[EXERCISE AIM] Below is a listing; restate from it, character for character, the lines beginning at the line holding "Recreate this image" and ending at the line holding "marco_100w_val = [0.40]", both included.

[TASK INPUT]
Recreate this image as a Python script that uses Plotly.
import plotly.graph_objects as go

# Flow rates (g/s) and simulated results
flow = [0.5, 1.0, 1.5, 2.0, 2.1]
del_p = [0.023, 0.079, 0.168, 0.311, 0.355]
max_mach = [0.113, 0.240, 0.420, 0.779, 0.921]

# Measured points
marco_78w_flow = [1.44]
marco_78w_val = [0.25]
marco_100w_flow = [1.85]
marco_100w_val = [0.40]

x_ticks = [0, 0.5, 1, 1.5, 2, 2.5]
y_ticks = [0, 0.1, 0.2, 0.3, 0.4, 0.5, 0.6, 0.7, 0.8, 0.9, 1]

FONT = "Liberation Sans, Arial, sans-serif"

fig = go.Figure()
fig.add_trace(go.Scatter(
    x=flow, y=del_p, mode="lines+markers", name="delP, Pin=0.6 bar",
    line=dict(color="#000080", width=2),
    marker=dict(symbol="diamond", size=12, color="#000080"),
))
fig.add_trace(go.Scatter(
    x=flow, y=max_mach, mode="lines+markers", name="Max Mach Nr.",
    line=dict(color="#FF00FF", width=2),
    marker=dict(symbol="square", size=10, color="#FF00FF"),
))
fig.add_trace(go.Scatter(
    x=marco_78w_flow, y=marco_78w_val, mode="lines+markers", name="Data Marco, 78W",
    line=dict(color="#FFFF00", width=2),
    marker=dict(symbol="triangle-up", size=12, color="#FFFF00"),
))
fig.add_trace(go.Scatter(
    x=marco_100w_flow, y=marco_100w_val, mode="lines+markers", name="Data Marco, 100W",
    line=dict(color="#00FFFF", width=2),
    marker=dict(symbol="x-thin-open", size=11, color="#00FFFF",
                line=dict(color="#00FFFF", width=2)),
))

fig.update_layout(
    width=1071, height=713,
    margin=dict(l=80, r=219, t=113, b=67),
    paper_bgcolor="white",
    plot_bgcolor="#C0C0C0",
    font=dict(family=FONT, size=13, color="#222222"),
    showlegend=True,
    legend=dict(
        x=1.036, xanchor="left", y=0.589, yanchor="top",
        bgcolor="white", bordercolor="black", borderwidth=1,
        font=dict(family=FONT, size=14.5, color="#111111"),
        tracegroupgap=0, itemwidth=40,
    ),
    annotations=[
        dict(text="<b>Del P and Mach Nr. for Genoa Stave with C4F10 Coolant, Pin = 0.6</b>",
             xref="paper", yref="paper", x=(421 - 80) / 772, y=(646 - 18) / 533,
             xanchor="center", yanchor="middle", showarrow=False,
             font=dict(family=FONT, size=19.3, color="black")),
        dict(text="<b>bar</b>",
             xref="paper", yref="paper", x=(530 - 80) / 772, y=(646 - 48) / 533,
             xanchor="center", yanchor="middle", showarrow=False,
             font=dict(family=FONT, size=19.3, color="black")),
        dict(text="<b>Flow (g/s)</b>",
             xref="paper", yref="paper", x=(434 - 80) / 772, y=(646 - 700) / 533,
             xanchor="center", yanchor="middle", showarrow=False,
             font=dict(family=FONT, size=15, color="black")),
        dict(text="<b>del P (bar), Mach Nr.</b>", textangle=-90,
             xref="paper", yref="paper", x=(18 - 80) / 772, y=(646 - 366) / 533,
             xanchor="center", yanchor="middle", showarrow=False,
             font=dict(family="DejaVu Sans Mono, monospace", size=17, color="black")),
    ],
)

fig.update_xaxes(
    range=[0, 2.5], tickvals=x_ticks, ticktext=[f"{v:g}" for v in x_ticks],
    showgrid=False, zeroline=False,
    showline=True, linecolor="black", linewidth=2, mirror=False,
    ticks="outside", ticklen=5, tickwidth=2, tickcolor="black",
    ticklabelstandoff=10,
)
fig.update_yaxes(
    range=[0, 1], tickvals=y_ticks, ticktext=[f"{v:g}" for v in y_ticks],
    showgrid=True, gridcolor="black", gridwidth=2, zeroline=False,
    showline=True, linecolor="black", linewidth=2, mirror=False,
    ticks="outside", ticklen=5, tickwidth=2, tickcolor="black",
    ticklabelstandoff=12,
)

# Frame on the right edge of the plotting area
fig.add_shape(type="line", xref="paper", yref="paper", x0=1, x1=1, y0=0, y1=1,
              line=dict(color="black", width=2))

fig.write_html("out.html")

---

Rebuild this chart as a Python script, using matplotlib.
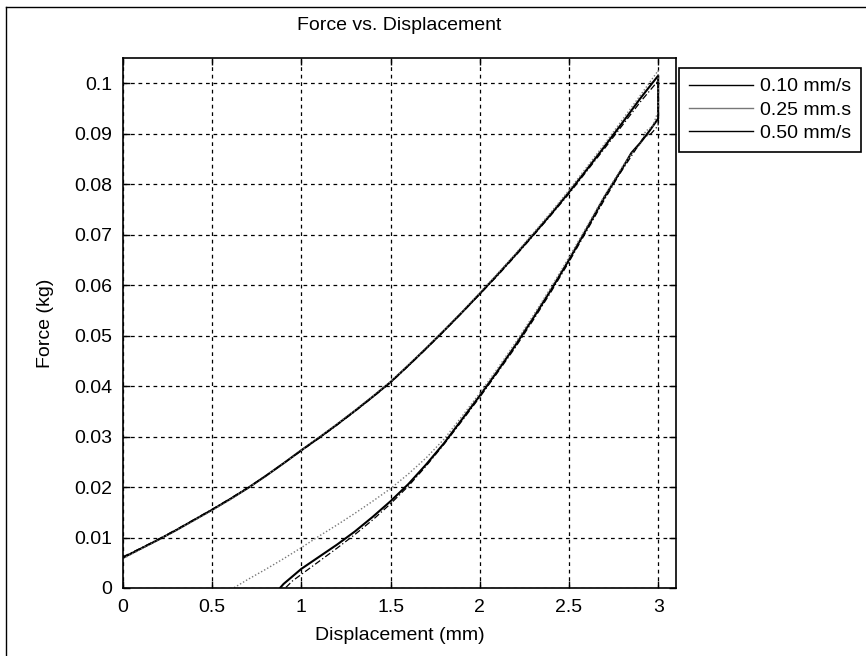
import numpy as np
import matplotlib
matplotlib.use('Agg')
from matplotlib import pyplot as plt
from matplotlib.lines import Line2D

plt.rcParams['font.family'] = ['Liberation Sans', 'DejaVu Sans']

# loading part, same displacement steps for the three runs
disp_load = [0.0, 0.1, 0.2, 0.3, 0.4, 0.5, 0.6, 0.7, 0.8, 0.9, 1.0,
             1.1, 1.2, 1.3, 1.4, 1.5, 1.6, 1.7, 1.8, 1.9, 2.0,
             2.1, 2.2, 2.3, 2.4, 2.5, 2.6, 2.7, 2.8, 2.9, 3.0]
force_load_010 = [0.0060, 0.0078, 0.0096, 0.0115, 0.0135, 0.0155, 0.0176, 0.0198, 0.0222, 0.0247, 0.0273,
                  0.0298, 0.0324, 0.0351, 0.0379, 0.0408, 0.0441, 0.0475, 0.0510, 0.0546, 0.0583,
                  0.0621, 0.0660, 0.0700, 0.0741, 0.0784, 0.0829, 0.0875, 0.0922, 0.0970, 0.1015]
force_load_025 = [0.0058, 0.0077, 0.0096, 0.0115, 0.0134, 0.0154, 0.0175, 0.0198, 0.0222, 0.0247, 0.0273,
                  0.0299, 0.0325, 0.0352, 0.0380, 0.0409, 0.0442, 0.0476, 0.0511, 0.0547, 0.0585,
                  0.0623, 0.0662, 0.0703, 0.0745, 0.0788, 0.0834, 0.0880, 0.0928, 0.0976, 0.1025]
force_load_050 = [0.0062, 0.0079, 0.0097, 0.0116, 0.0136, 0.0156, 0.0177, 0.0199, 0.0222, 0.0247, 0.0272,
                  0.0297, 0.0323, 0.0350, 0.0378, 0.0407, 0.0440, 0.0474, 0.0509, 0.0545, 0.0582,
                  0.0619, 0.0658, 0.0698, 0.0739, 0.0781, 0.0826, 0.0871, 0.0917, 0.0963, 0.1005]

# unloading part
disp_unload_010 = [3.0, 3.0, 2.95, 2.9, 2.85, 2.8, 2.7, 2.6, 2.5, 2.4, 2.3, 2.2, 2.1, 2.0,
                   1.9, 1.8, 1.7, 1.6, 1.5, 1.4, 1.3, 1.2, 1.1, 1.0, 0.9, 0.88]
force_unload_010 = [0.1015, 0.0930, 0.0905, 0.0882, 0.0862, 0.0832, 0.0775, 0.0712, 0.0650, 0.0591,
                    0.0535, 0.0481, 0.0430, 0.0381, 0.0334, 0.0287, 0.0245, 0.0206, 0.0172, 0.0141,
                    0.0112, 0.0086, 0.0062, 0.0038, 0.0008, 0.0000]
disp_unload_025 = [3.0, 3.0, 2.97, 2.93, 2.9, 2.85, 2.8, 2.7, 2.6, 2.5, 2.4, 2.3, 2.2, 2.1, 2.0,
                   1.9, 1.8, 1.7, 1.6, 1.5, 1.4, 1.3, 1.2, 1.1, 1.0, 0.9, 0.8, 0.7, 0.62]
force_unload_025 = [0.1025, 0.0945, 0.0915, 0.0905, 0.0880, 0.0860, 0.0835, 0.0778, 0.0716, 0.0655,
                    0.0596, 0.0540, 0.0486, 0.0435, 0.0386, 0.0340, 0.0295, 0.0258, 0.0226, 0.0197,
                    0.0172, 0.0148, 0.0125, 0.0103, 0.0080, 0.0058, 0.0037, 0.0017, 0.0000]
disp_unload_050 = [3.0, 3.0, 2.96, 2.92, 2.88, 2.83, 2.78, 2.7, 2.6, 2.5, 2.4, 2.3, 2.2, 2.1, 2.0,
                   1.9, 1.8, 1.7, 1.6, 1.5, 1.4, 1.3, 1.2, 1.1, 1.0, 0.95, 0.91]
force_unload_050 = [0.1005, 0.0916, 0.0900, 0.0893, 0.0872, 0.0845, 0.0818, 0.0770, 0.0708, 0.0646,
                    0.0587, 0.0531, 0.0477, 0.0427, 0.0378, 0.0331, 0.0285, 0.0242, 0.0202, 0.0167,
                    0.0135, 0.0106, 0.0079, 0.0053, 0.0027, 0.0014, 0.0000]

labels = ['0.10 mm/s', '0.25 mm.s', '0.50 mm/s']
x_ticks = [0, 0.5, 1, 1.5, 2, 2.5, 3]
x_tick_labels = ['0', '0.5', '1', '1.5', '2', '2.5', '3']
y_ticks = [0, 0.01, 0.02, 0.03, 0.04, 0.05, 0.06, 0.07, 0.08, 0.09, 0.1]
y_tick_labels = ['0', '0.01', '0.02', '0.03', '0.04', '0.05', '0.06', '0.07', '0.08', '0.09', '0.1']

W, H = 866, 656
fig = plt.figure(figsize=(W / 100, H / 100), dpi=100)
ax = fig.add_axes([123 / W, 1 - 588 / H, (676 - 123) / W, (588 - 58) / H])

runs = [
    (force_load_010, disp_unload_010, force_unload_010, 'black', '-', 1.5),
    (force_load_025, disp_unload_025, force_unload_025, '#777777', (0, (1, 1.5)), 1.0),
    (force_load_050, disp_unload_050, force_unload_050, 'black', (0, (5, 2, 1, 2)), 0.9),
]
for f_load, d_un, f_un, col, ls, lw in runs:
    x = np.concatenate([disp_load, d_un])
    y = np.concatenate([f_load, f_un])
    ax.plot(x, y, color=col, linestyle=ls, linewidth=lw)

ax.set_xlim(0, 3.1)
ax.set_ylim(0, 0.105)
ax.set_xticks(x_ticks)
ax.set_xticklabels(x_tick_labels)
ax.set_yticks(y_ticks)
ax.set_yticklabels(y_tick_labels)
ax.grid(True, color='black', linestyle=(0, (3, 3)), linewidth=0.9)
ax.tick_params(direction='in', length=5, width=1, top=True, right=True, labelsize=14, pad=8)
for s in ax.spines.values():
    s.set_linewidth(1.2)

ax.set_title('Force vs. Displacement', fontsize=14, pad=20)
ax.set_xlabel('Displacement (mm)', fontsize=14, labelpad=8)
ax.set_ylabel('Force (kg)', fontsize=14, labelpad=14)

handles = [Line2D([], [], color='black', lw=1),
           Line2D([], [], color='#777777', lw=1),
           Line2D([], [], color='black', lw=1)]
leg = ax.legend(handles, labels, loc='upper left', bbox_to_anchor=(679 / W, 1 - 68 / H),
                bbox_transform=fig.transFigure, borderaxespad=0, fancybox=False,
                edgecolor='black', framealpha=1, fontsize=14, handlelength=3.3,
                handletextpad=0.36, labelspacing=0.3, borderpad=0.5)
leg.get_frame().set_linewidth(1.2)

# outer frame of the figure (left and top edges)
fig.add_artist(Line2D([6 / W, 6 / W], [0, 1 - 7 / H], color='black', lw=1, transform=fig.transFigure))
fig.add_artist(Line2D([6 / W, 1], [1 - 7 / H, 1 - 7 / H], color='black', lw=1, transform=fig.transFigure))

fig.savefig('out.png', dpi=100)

==

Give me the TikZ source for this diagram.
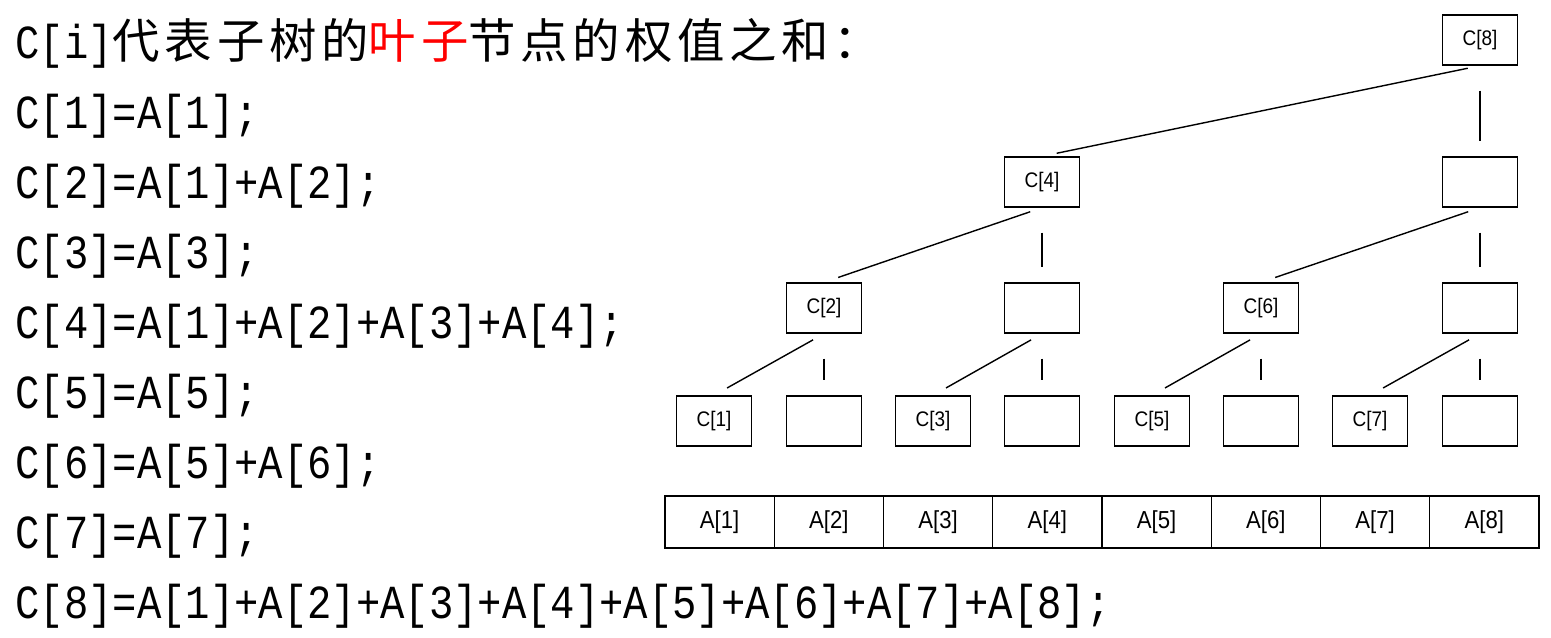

[EXERCISE OUTPUT]
Recreate this image as a Python script that uses Plotly.
import plotly.graph_objects as go

# Flow rates (g/s) and simulated results
flow = [0.5, 1.0, 1.5, 2.0, 2.1]
del_p = [0.023, 0.079, 0.168, 0.311, 0.355]
max_mach = [0.113, 0.240, 0.420, 0.779, 0.921]

# Measured points
marco_78w_flow = [1.44]
marco_78w_val = [0.25]
marco_100w_flow = [1.85]
marco_100w_val = [0.40]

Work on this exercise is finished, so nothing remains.